COLUMBUS, Ohio, April 20 (UPI) — U.S. medical researchers say they have identified a group of molecules that keep acute leukemia cells alive and, therefore, might be a treatment target.
Ohio State University scientists said their findings suggest a new strategy for treating acute myeloid leukemia as well as lowering the amount of a protein called KIT.
They said they discovered a network of protein and microRNA molecules that, when imbalanced, contribute to abnormal KIT protein abundance. That, in turn, favors leukemia development, they said.

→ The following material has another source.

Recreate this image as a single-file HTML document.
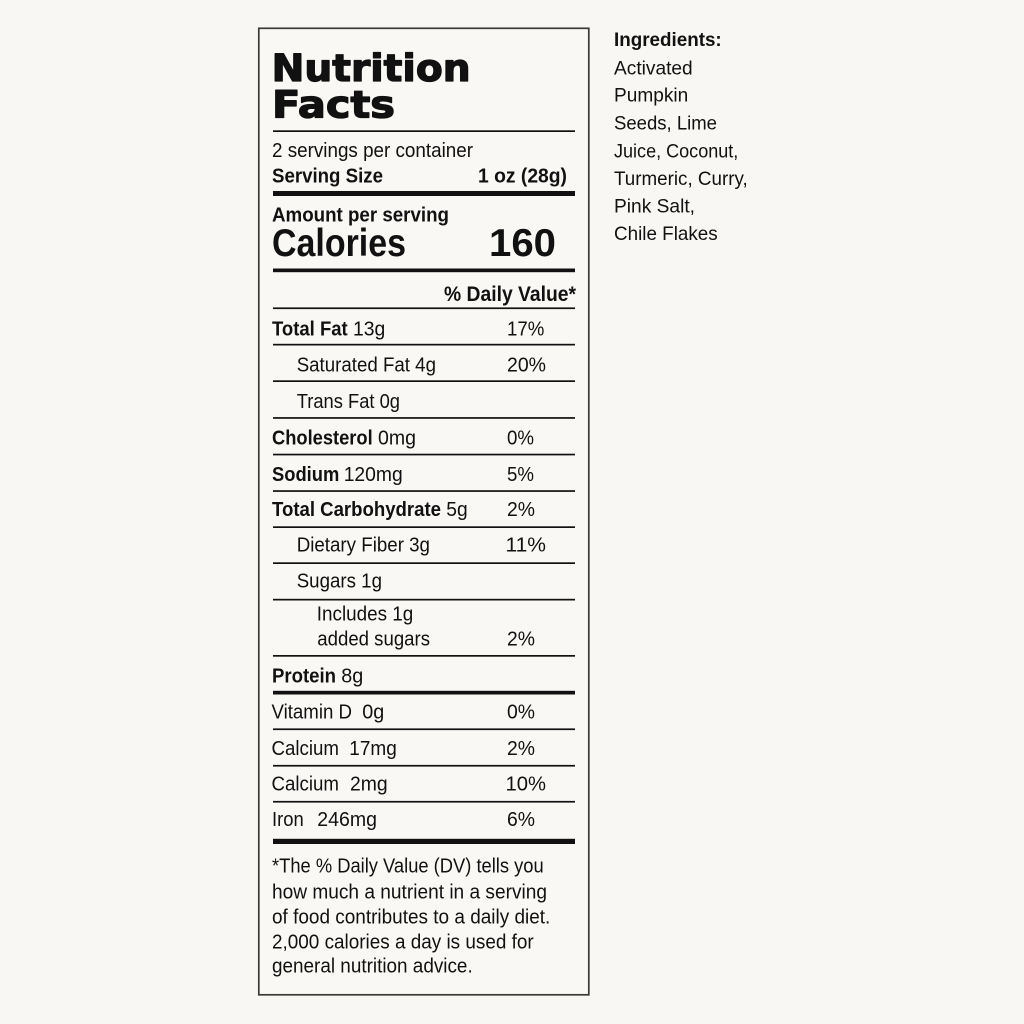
<!DOCTYPE html>
<html><head><meta charset="utf-8"><style>
html,body{margin:0;padding:0;background:#f8f7f3;}
svg{display:block;}
text{font-family:"Liberation Sans",Arial,sans-serif;fill:#111;}
.b{font-weight:bold;}
.t{font-family:"DejaVu Sans","Liberation Sans",sans-serif;font-weight:bold;font-size:37px;stroke:#111;stroke-width:1.3;stroke-linejoin:round;}
.r{font-size:20.5px;}
.f{font-size:20px;}
.i{font-size:19.5px;}
</style></head><body>
<svg width="1024" height="1024" viewBox="0 0 1024 1024" xmlns="http://www.w3.org/2000/svg">
<rect x="0" y="0" width="1024" height="1024" fill="#f8f7f3"/>
<rect x="258.8" y="28.3" width="330" height="966.5" fill="#f9f8f5" stroke="#3a3a3a" stroke-width="1.7"/>

<!-- title -->
<text class="t" x="271.6" y="81" textLength="199" lengthAdjust="spacingAndGlyphs">Nutrition</text>
<text class="t" x="272" y="117.5" textLength="123" lengthAdjust="spacingAndGlyphs">Facts</text>
<rect x="273" y="130.3" width="302" height="1.7" fill="#111"/>

<text class="f" x="272" y="157" textLength="201" lengthAdjust="spacingAndGlyphs">2 servings per container</text>
<text class="f b" x="272" y="182.5" textLength="111" lengthAdjust="spacingAndGlyphs">Serving Size</text>
<text class="f b" x="478" y="182.5" textLength="89" lengthAdjust="spacingAndGlyphs">1 oz (28g)</text>
<rect x="273" y="191" width="302" height="5" fill="#111"/>

<text class="f b" x="272" y="221.7" textLength="177" lengthAdjust="spacingAndGlyphs">Amount per serving</text>
<text class="b" style="font-size:39px" x="272" y="256" textLength="134" lengthAdjust="spacingAndGlyphs">Calories</text>
<text class="b" style="font-size:39px" x="489" y="256" textLength="67" lengthAdjust="spacingAndGlyphs">160</text>
<rect x="273" y="268.5" width="302" height="3.7" fill="#111"/>

<text class="b" style="font-size:21px" x="444" y="301" textLength="132" lengthAdjust="spacingAndGlyphs">% Daily Value*</text>

<!-- row lines -->
<g fill="#111">
<rect x="273" y="307.4" width="302" height="1.7"/>
<rect x="273" y="343.8" width="302" height="1.7"/>
<rect x="273" y="380.3" width="302" height="1.7"/>
<rect x="273" y="417.1" width="302" height="1.7"/>
<rect x="273" y="453.7" width="302" height="1.7"/>
<rect x="273" y="490.2" width="302" height="1.7"/>
<rect x="273" y="526.3" width="302" height="1.7"/>
<rect x="273" y="562.3" width="302" height="1.7"/>
<rect x="273" y="598.8" width="302" height="1.7"/>
<rect x="273" y="655" width="302" height="1.7"/>
<rect x="273" y="690.8" width="302" height="3.7"/>
<rect x="273" y="728.4" width="302" height="1.7"/>
<rect x="273" y="764.9" width="302" height="1.7"/>
<rect x="273" y="800.9" width="302" height="1.7"/>
<rect x="273" y="838.8" width="302" height="5.2"/>
</g>

<!-- rows -->
<text class="r b" x="272" y="335.7" textLength="75.7" lengthAdjust="spacingAndGlyphs">Total Fat</text>
<text class="r" x="353" y="335.7" textLength="32.3" lengthAdjust="spacingAndGlyphs">13g</text>
<text class="r" x="507" y="335.7" textLength="37.3" lengthAdjust="spacingAndGlyphs">17%</text>

<text class="r" x="296.7" y="371.7" textLength="139.3" lengthAdjust="spacingAndGlyphs">Saturated Fat 4g</text>
<text class="r" x="507" y="371.7" textLength="39" lengthAdjust="spacingAndGlyphs">20%</text>

<text class="r" x="296.7" y="408" textLength="103.3" lengthAdjust="spacingAndGlyphs">Trans Fat 0g</text>

<text class="r b" x="272" y="444.3" textLength="100.7" lengthAdjust="spacingAndGlyphs">Cholesterol</text>
<text class="r" x="378" y="444.3" textLength="38" lengthAdjust="spacingAndGlyphs">0mg</text>
<text class="r" x="507" y="444.3" textLength="27" lengthAdjust="spacingAndGlyphs">0%</text>

<text class="r b" x="272" y="481" textLength="67.3" lengthAdjust="spacingAndGlyphs">Sodium</text>
<text class="r" x="343.7" y="481" textLength="59" lengthAdjust="spacingAndGlyphs">120mg</text>
<text class="r" x="507" y="481" textLength="27" lengthAdjust="spacingAndGlyphs">5%</text>

<text class="r b" x="272" y="516" textLength="169" lengthAdjust="spacingAndGlyphs">Total Carbohydrate</text>
<text class="r" x="446.3" y="516" textLength="21.4" lengthAdjust="spacingAndGlyphs">5g</text>
<text class="r" x="507" y="516" textLength="28" lengthAdjust="spacingAndGlyphs">2%</text>

<text class="r" x="296.7" y="551.7" textLength="133.3" lengthAdjust="spacingAndGlyphs">Dietary Fiber 3g</text>
<text class="r" x="505.5" y="551.7" textLength="40.5" lengthAdjust="spacingAndGlyphs">11%</text>

<text class="r" x="296.7" y="587.7" textLength="85.3" lengthAdjust="spacingAndGlyphs">Sugars 1g</text>

<text class="r" x="316.8" y="620.7" textLength="96.5" lengthAdjust="spacingAndGlyphs">Includes 1g</text>
<text class="r" x="317.3" y="645.7" textLength="112.7" lengthAdjust="spacingAndGlyphs">added sugars</text>
<text class="r" x="507" y="645.7" textLength="28" lengthAdjust="spacingAndGlyphs">2%</text>

<text class="r b" x="272" y="682.5" textLength="64" lengthAdjust="spacingAndGlyphs">Protein</text>
<text class="r" x="341.3" y="682.5" textLength="22" lengthAdjust="spacingAndGlyphs">8g</text>

<text class="r" x="271.5" y="718.3" textLength="80.5" lengthAdjust="spacingAndGlyphs">Vitamin D</text>
<text class="r" x="362.3" y="718.3" textLength="22" lengthAdjust="spacingAndGlyphs">0g</text>
<text class="r" x="507" y="718.3" textLength="28" lengthAdjust="spacingAndGlyphs">0%</text>

<text class="r" x="271.5" y="755" textLength="67.5" lengthAdjust="spacingAndGlyphs">Calcium</text>
<text class="r" x="349.3" y="755" textLength="47.5" lengthAdjust="spacingAndGlyphs">17mg</text>
<text class="r" x="507" y="755" textLength="28" lengthAdjust="spacingAndGlyphs">2%</text>

<text class="r" x="271.5" y="790.7" textLength="67.5" lengthAdjust="spacingAndGlyphs">Calcium</text>
<text class="r" x="350" y="790.7" textLength="37.7" lengthAdjust="spacingAndGlyphs">2mg</text>
<text class="r" x="505.5" y="790.7" textLength="40.5" lengthAdjust="spacingAndGlyphs">10%</text>

<text class="r" x="272" y="826" textLength="31.7" lengthAdjust="spacingAndGlyphs">Iron</text>
<text class="r" x="317.3" y="826" textLength="59.7" lengthAdjust="spacingAndGlyphs">246mg</text>
<text class="r" x="507" y="826" textLength="28" lengthAdjust="spacingAndGlyphs">6%</text>

<!-- footnote -->
<text class="f" x="272" y="872.7" textLength="271.7" lengthAdjust="spacingAndGlyphs">*The % Daily Value (DV) tells you</text>
<text class="f" x="272" y="898.3" textLength="275" lengthAdjust="spacingAndGlyphs">how much a nutrient in a serving</text>
<text class="f" x="272" y="923.3" textLength="278.3" lengthAdjust="spacingAndGlyphs">of food contributes to a daily diet.</text>
<text class="f" x="272" y="948.3" textLength="261.7" lengthAdjust="spacingAndGlyphs">2,000 calories a day is used for</text>
<text class="f" x="272" y="972.7" textLength="200.7" lengthAdjust="spacingAndGlyphs">general nutrition advice.</text>

<!-- ingredients -->
<text class="i b" x="614" y="46" textLength="107.7" lengthAdjust="spacingAndGlyphs">Ingredients:</text>
<text class="i" x="614" y="74.3" textLength="78.7" lengthAdjust="spacingAndGlyphs">Activated</text>
<text class="i" x="614" y="101.7" textLength="74.3" lengthAdjust="spacingAndGlyphs">Pumpkin</text>
<text class="i" x="614" y="129.3" textLength="103" lengthAdjust="spacingAndGlyphs">Seeds, Lime</text>
<text class="i" x="614" y="157.3" textLength="124.3" lengthAdjust="spacingAndGlyphs">Juice, Coconut,</text>
<text class="i" x="614" y="185" textLength="133.7" lengthAdjust="spacingAndGlyphs">Turmeric, Curry,</text>
<text class="i" x="614" y="212.7" textLength="81" lengthAdjust="spacingAndGlyphs">Pink Salt,</text>
<text class="i" x="614" y="240" textLength="103.7" lengthAdjust="spacingAndGlyphs">Chile Flakes</text>
</svg>
</body></html>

“We now understand the mechanism responsible for making so much KIT protein in AML cells, and we believe that targeting that mechanism and reducing the amount of that protein will prove to be a more effective therapy for this disease than the current standard of care,” said Dr. Guido Marcucci, a professor of internal medicine who co-led the study.

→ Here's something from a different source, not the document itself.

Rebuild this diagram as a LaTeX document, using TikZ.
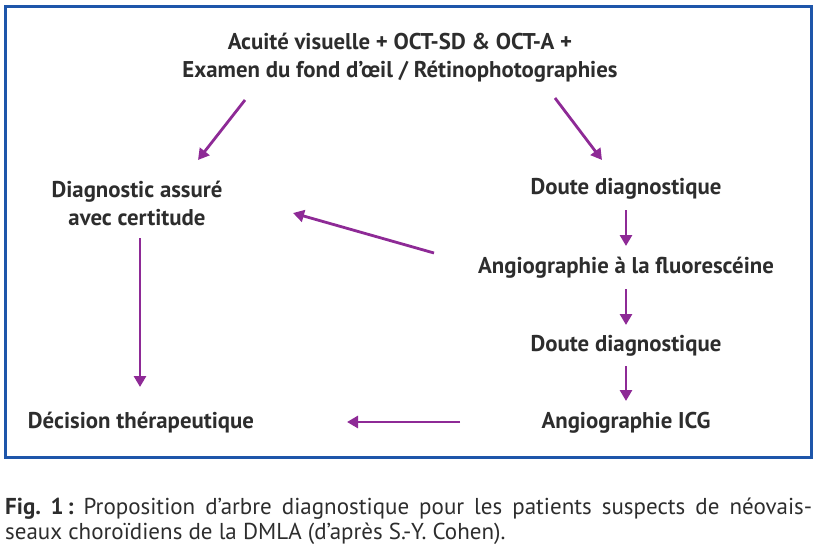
\documentclass[tikz,border=0pt]{standalone}
\usepackage{fontspec}
\setmainfont{PT Sans}
\usepackage{tikz}
\usetikzlibrary{arrows.meta}
\definecolor{frameblue}{RGB}{30,86,170}
\definecolor{arrowpurple}{RGB}{142,42,150}
\definecolor{textgray}{RGB}{45,45,45}
\tikzset{
	step text/.style={inner sep=0pt, text=textgray, font=\fontsize{22.8}{28}\selectfont\bfseries, align=center},
	flow arrow/.style={arrowpurple, line width=2.8pt, -{Triangle[width=12pt,length=11pt]}}
}

\begin{document}
\begin{tikzpicture}[x=1pt, y=-1pt]
						\useasboundingbox (0,0) rectangle (819,546);
						\draw[frameblue, line width=3pt] (5,6) rectangle (811,457);
						
						\node[step text] (exam) at (400,58) {Acuité visuelle + OCT-SD \& OCT-A +\\Examen du fond d’œil / Rétinophotographies};
						\node[step text] (sure) at (137,203) {Diagnostic assuré\\avec certitude};
						\node[step text] (doubta) at (626,189) {Doute diagnostique};
						\node[step text] (fluo) at (626,268) {Angiographie à la fluorescéine};
						\node[step text] (doubtb) at (626,346) {Doute diagnostique};
						\node[step text] (icg) at (626,423) {Angiographie ICG};
						\node[step text] (decision) at (141,423) {Décision thérapeutique};
						
						\draw[flow arrow] ([shift={(-155,42)}]exam.center) -- ([shift={(61,-43)}]sure.center);
						\draw[flow arrow] ([shift={(155,40)}]exam.center) -- ([shift={(-24,-29)}]doubta.center);
						\draw[flow arrow] ([shift={(0,21)}]doubta.center) -- ([shift={(0,-22)}]fluo.center);
						\draw[flow arrow] ([shift={(0,21)}]fluo.center) -- ([shift={(0,-21)}]doubtb.center);
						\draw[flow arrow] ([shift={(0,20)}]doubtb.center) -- ([shift={(0,-22)}]icg.center);
						\draw[flow arrow] ([shift={(-192,-15)}]fluo.center) -- ([shift={(156,10)}]sure.center);
						\draw[flow arrow] ([shift={(3,35)}]sure.center) -- ([shift={(-1,-36)}]decision.center);
						\draw[flow arrow] ([shift={(-166,-1)}]icg.center) -- ([shift={(206,-1)}]decision.center);
						
						% legende
						\node[anchor=north west, inner sep=0pt, text width=807pt, align=justify, text=textgray,
							font=\fontsize{23}{25}\selectfont] (caption) at (5,498)
							{\hyphenpenalty=10000\relax\frenchspacing\textbf{Fig.~1\,:} Proposition d’arbre diagnostique pour les patients suspects de néovais-\linebreak seaux choroïdiens de la DMLA (d’après S.-Y. Cohen).};
					\end{tikzpicture}
\end{document}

“Our study suggests that the amount of KIT protein in cancer cells is as important as its activity, and we discovered that the amount of the protein is controlled by a circular network of molecules that has many points of entry,” co-leader Dr. Ramiro Garzon said. “These findings provide a strong rationale for the use and development of drugs that target the components of this network, rather than focusing on the activity of KIT alone.”
The research appears in the April 13 issue of the journal Cancer Cell.